Across the Intermountain West, paper plats and half-completed subdivisions are straining budgets and threatening the quality of life. A new report from the Lincoln Institute of Land Policy identifies treatment and prevention measures.
“'Zombie subdivisions' – the living dead of the real estate market – can be reconfigured for more open space or turned over to other uses, but the far better policy is to prevent the phenomenon in the first place, say Jim Holway, Don Elliott, and Anna Trentadue, authors of Arrested Developments: Combating Zombie Subdivisions and Other Excess Entitlements, the Lincoln Institute’s latest Policy Focus Report, available for free downloading."

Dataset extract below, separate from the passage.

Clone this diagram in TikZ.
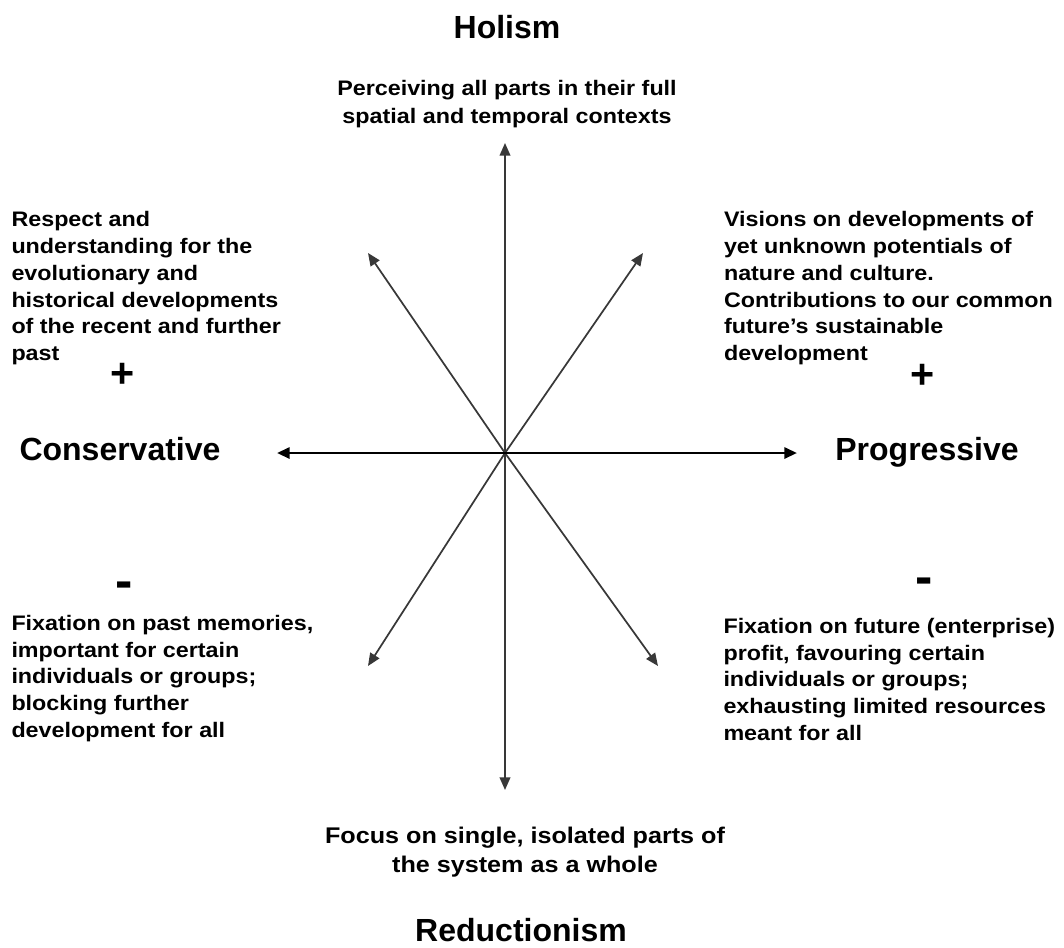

In such states as Idaho, Montana, Wyoming and Arizona, the legacy of the housing boom and bust is written across "millions of 'entitled' empty lots" located in vacant and partially-built subdivisions. "The incomplete developments—also known as 'excess entitlements' that were granted by local governments, and some of which exist only on paper —are a burden on natural resources, hurt property values, and impose fiscal strains, requiring road maintenance, infrastructure, and obligatory emergency services coverage – all without contributing to the local tax base."
Following a thorough examination of the problem using data analysis, case studies, and survey results, the authors offer policy recommendations and best practices for addressing and avoiding zombie subdivisions.